In my estimation, the biggest risk you face is a reversal of TCJA if Democrats control Congress. In short, you don’t want to jump into C-Corp status and then have the rate benefit disappear. And quite frankly, you don’t want to be a C-Corp in the first place.

Bonus Depreciation

Bonus Depreciation changed to allow a 100% deduction for both new and used equipment, which is a big change. You can no longer generate an operating loss carryback, but can carryover any tax losses, with the ability to offset business income from other sources.

Many questions have surfaced asking why Sec 179 is still available and how you would use it now that Bonus Depreciation applies to new and used equipment. The fact is Sec 179 still applies to certain assets that Bonus can’t be applied to. So, the rule of thumb would be to use Bonus first then Sec 179 if you must, keeping in mind that Sec 179 cannot create a net operating loss (NOL).

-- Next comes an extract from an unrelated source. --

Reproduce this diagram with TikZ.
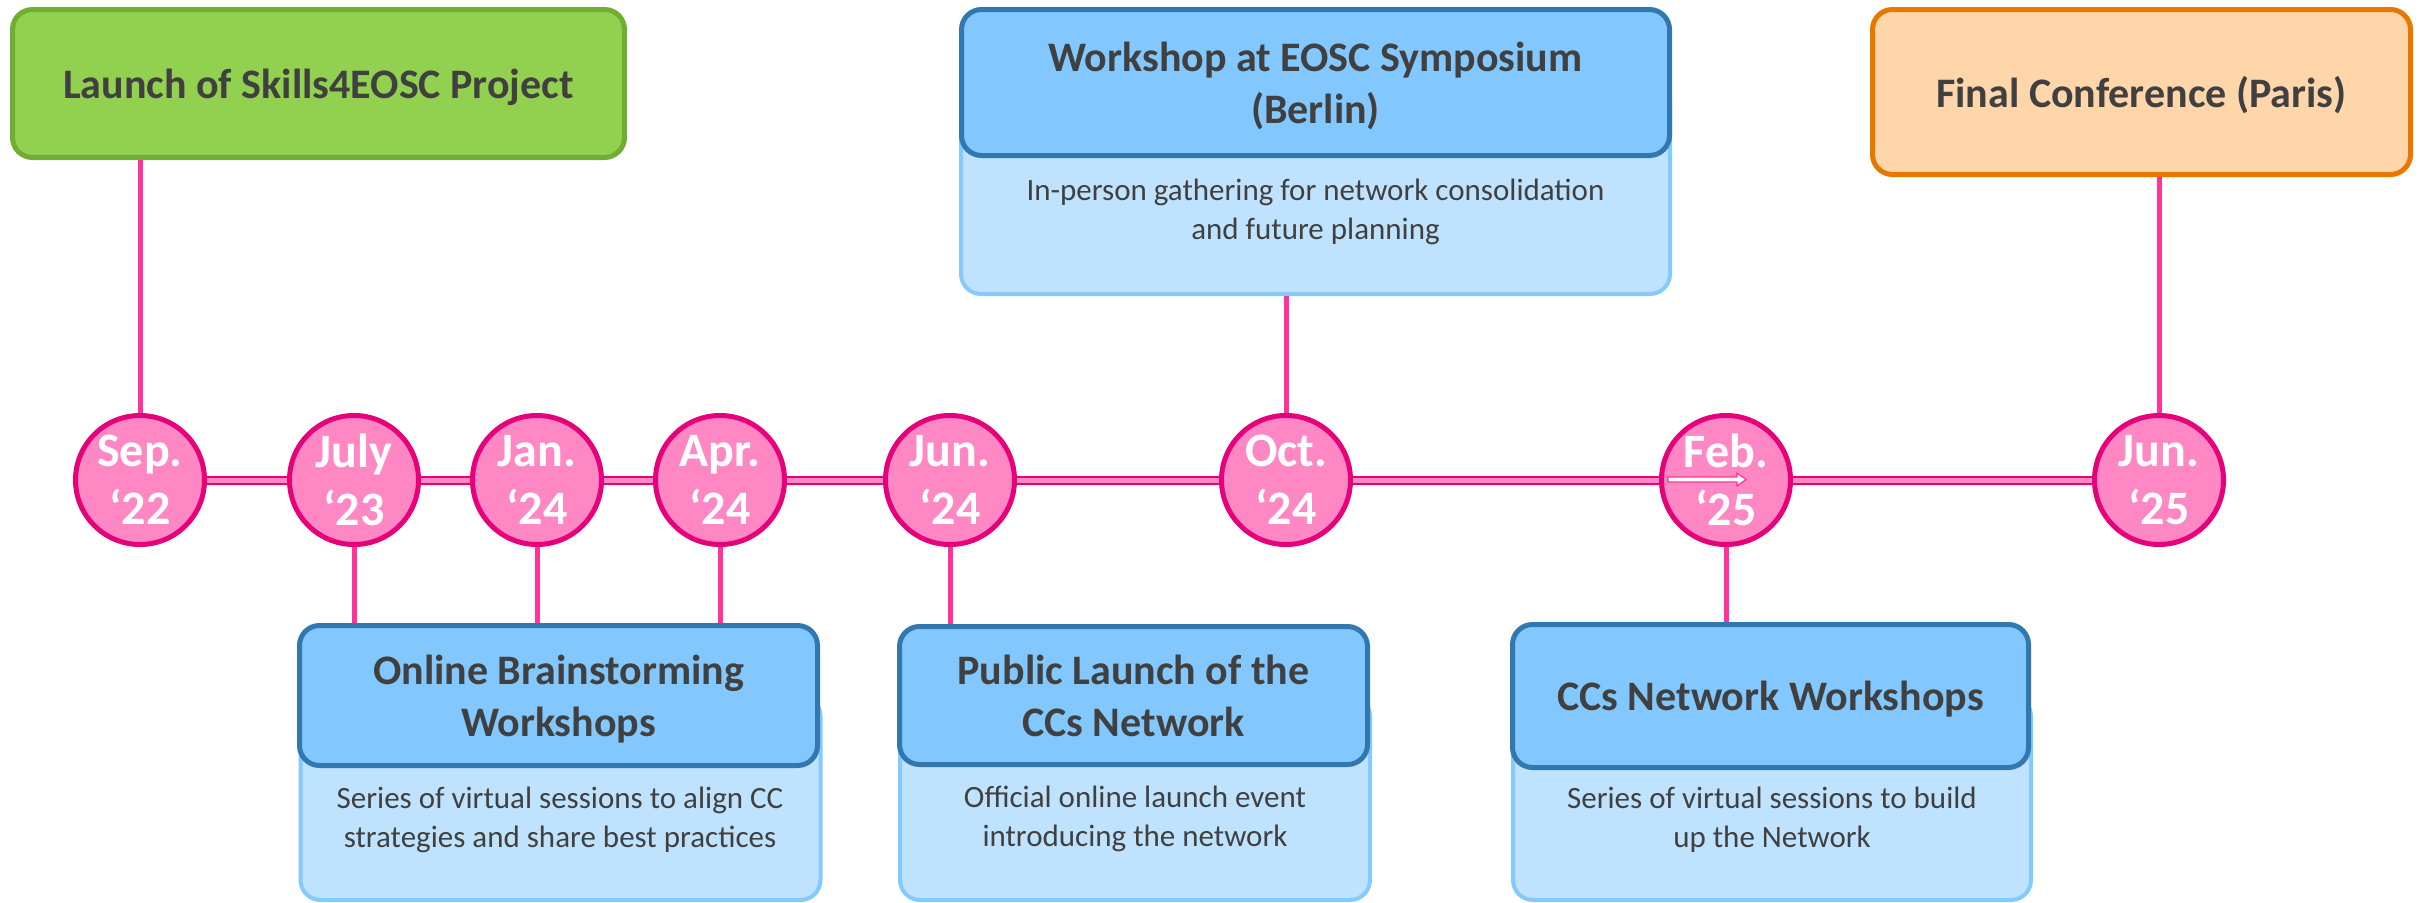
\documentclass[tikz,border=0pt]{standalone}
\usepackage{fontspec}
\setmainfont{Carlito}
\definecolor{darkText}{RGB}{64,64,64}
\definecolor{dotFill}{RGB}{255,136,196}
\definecolor{dotLine}{RGB}{230,0,122}
\definecolor{stemPink}{RGB}{255,51,153}
\definecolor{greenFill}{RGB}{146,208,80}
\definecolor{greenLine}{RGB}{112,173,50}
\definecolor{peachFill}{RGB}{255,213,170}
\definecolor{orangeLine}{RGB}{232,119,0}
\definecolor{headFill}{RGB}{130,200,255}
\definecolor{headLine}{RGB}{49,120,176}
\definecolor{bodyFill}{RGB}{191,227,255}
\definecolor{bodyLine}{RGB}{133,202,255}
\tikzset{
  datedot/.style={circle, draw=dotLine, fill=dotFill, line width=5pt, minimum size=129pt, inner sep=0pt,
    text=white, align=center, text depth=0pt, font=\fontsize{48}{58}\selectfont\bfseries},
  headbox/.style={rectangle, rounded corners=20pt, line width=5pt, inner sep=0pt, text=darkText,
    align=center, text depth=0pt, font=\fontsize{42}{52}\selectfont\bfseries},
  bodybox/.style={rectangle, rounded corners=20pt, draw=bodyLine, fill=bodyFill, line width=4pt, inner sep=0pt},
  bodytext/.style={text=darkText, align=center, text depth=0pt, inner sep=0pt, font=\fontsize{31}{39}\selectfont},
  stem/.style={draw=stemPink, line width=5pt},
  tline/.style={draw=dotLine, line width=2pt, double=dotFill, double distance=5pt},
}
\begin{document}
\begin{tikzpicture}[x=1pt,y=1pt,yscale=-1,xscale=1]
\useasboundingbox (0,0) rectangle (2427,902);

%Shape: Circle
\draw (140,480) node [datedot] (sep22) {Sep.\\‘22};
%Shape: Circle
\draw (354,480) node [datedot] (jul23) {July\\‘23};
%Shape: Circle
\draw (537,480) node [datedot] (jan24) {Jan.\\‘24};
%Shape: Circle
\draw (720,480) node [datedot] (apr24) {Apr.\\‘24};
%Shape: Circle
\draw (950,480) node [datedot] (jun24) {Jun.\\‘24};
%Shape: Circle
\draw (1286,480) node [datedot] (oct24) {Oct.\\‘24};
%Shape: Circle
\draw (1726,480) node [datedot] (feb25) {Feb.\\‘25};
%Shape: Circle
\draw (2159,480) node [datedot] (jun25) {Jun.\\‘25};

%Timeline
\draw [tline]    (sep22) -- (jul23) ;
\draw [tline]    (jul23) -- (jan24) ;
\draw [tline]    (jan24) -- (apr24) ;
\draw [tline]    (apr24) -- (jun24) ;
\draw [tline]    (jun24) -- (oct24) ;
\draw [tline]    (oct24) -- (feb25) ;
\draw [tline]    (feb25) -- (jun25) ;

%Shape: Arrow
\draw [draw=stemPink, fill=white, line width=1.2pt] (1668,477) -- (1737,477) -- (1737,473) -- (1746,479.5) -- (1737,486) -- (1737,482) -- (1668,482) -- cycle ;

%Shape: Rounded Rect
\draw (318.5,83.5) node [headbox, draw=greenLine, fill=greenFill, minimum width=612pt, minimum height=148pt] (launch) {Launch of Skills4EOSC Project};
%Shape: Rounded Rect
\draw (2141.5,92) node [headbox, draw=orangeLine, fill=peachFill, minimum width=538pt, minimum height=165pt] (final) {Final Conference (Paris)};
%Shape: Rounded Rect
\draw (1315.5,188) node [bodybox, minimum width=709pt, minimum height=212pt] (eoscBody) {};
\draw (1315.5,82.5) node [headbox, draw=headLine, fill=headFill, minimum width=708pt, minimum height=146pt] (eoscHead) {Workshop at EOSC Symposium\\(Berlin)};
% Text Node
\draw (1315.5,209) node [bodytext] (eoscText) {In-person gathering for network consolidation\\and future planning};

%Shape: Rounded Rect
\draw (560.5,798) node [bodybox, minimum width=520pt, minimum height=204pt] (onlineBody) {};
\draw (558.5,695.5) node [headbox, draw=headLine, fill=headFill, minimum width=518pt, minimum height=140pt] (onlineHead) {Online Brainstorming\\Workshops};
% Text Node
\draw (560,817) node [bodytext] (onlineText) {Series of virtual sessions to align CC\\strategies and share best practices};

%Shape: Rounded Rect
\draw (1135,798) node [bodybox, minimum width=470pt, minimum height=204pt] (publicBody) {};
\draw (1133.5,695.5) node [headbox, draw=headLine, fill=headFill, minimum width=468pt, minimum height=138pt] (publicHead) {Public Launch of the\\CCs Network};
% Text Node
\draw (1135,816) node [bodytext] (publicText) {Official online launch event\\introducing the network};

%Shape: Rounded Rect
\draw (1772,798) node [bodybox, minimum width=518pt, minimum height=204pt] (ccsBody) {};
\draw (1770.5,696) node [headbox, draw=headLine, fill=headFill, minimum width=516pt, minimum height=143pt] (ccsHead) {CCs Network Workshops};
% Text Node
\draw (1772,817) node [bodytext] (ccsText) {Series of virtual sessions to build\\up the Network};

%Straight Lines
\draw [stem]    (sep22.north) -- (sep22.north |- launch.south) ;
%Straight Lines
\draw [stem]    (oct24.north) -- (oct24.north |- eoscBody.south) ;
%Straight Lines
\draw [stem]    (jun25.north) -- (jun25.north |- final.south) ;
%Straight Lines
\draw [stem]    (jul23.south) -- (jul23.south |- onlineHead.north) ;
%Straight Lines
\draw [stem]    (jan24.south) -- (jan24.south |- onlineHead.north) ;
%Straight Lines
\draw [stem]    (apr24.south) -- (apr24.south |- onlineHead.north) ;
%Straight Lines
\draw [stem]    (jun24.south) -- (jun24.south |- publicHead.north) ;
%Straight Lines
\draw [stem]    (feb25.south) -- (feb25.south |- ccsHead.north) ;

\end{tikzpicture}
\end{document}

Even if you use Bonus Depreciation to generate a loss carryover, be aware that a NOL can only offset 80% of the taxable income being offset against the carryover (new TCJA change). However, it can be carried forward indefinitely.

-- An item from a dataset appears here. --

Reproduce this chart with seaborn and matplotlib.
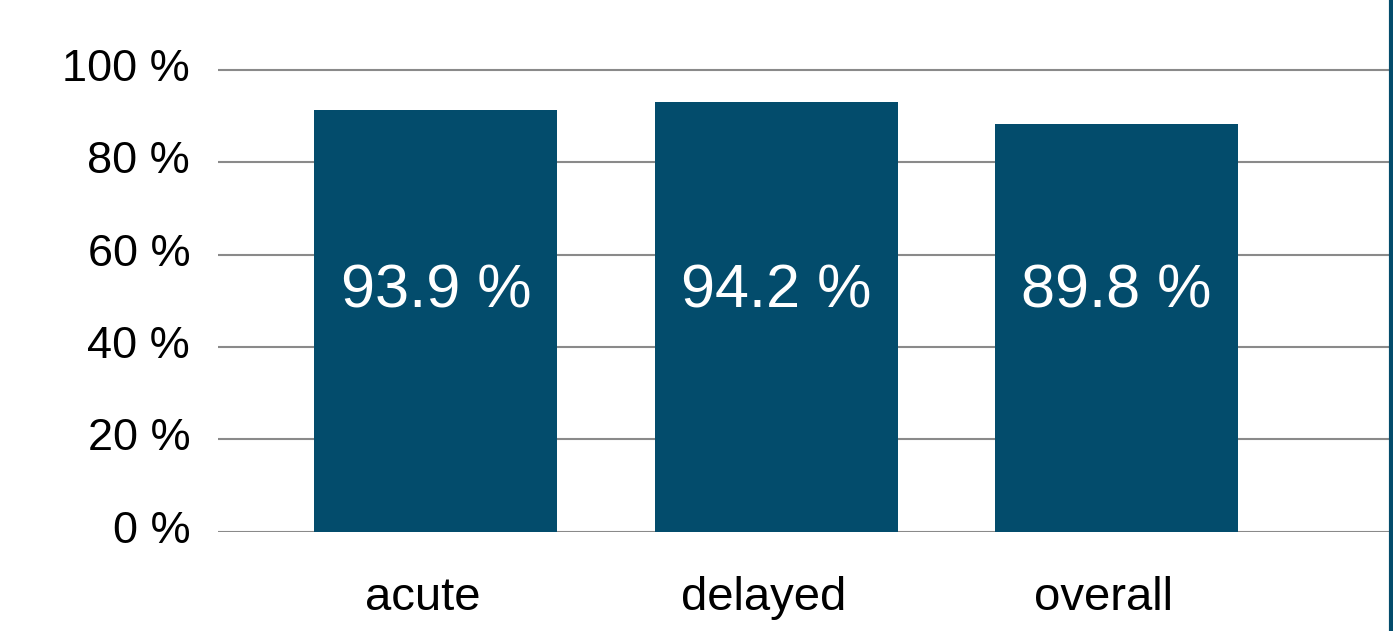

Also pay attention to the book/tax differences when you depreciate assets over a long term for book purposes but expense them 100% in the year purchased for tax purposes. It is easy to forget that those book values on your balance sheet may not be available to reduce taxable income.

Changes in Deductions

Congress also decided to play with your interest deductions. Interest is subject to a disallowance of the deduction in excess of 30% of the business adjusted taxable income (approximate EBITDA). If your average gross revenues for the last three years are less than $25 million, you are exempt from this provision.

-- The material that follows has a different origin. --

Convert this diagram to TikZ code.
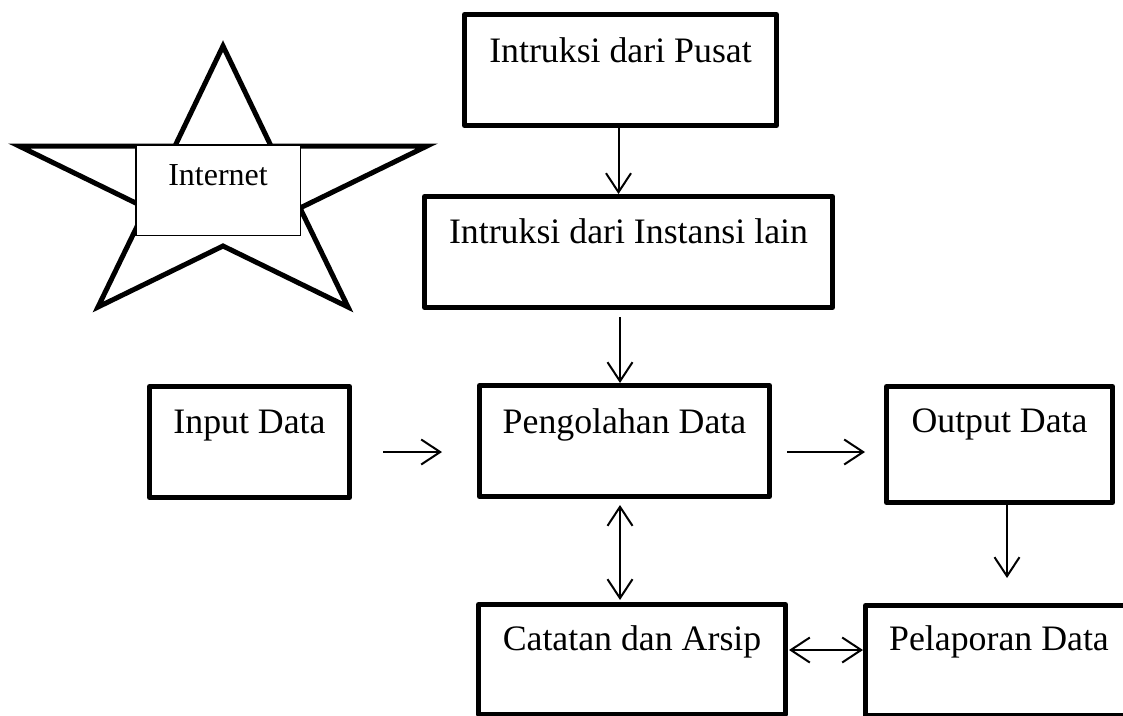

TCJA also states entertainment expenses and reimbursed expenses paid to employees are no longer deductible. It’s time to get a better understanding about how entertainment is defined, and how to handle reimbursable employee expenses.

For those with less than $25 million in gross receipts, you now have the option to:

  • use the cash basis method of accounting
  • write off non-incidental materials and supplies that you would normally inventory
  • use completed contract accounting instead of percentage of completion for certain types of work

The cash basis option may have merit, but in cases I have reviewed, it may be a one-year benefit. For example, if you have a significant accounts receivable balance, you could eliminate that total receivable balance from your year-end result and reduce taxable income. Of course, you must do the same with your accounts payable, which would reduce expenses that offset the AR benefit. You must do the analysis, but I find unless you are collecting for work well in advance of the cost of doing the work, there may not be much advantage to the switch.

I encourage you to find out where you stand tax-wise using the various options available to you. Making a small mistake with these tax options could result in a large or overstated tax bill. I would also suggest that if your tax person doesn’t sound like the folks on the podcast, you may be working with the wrong person.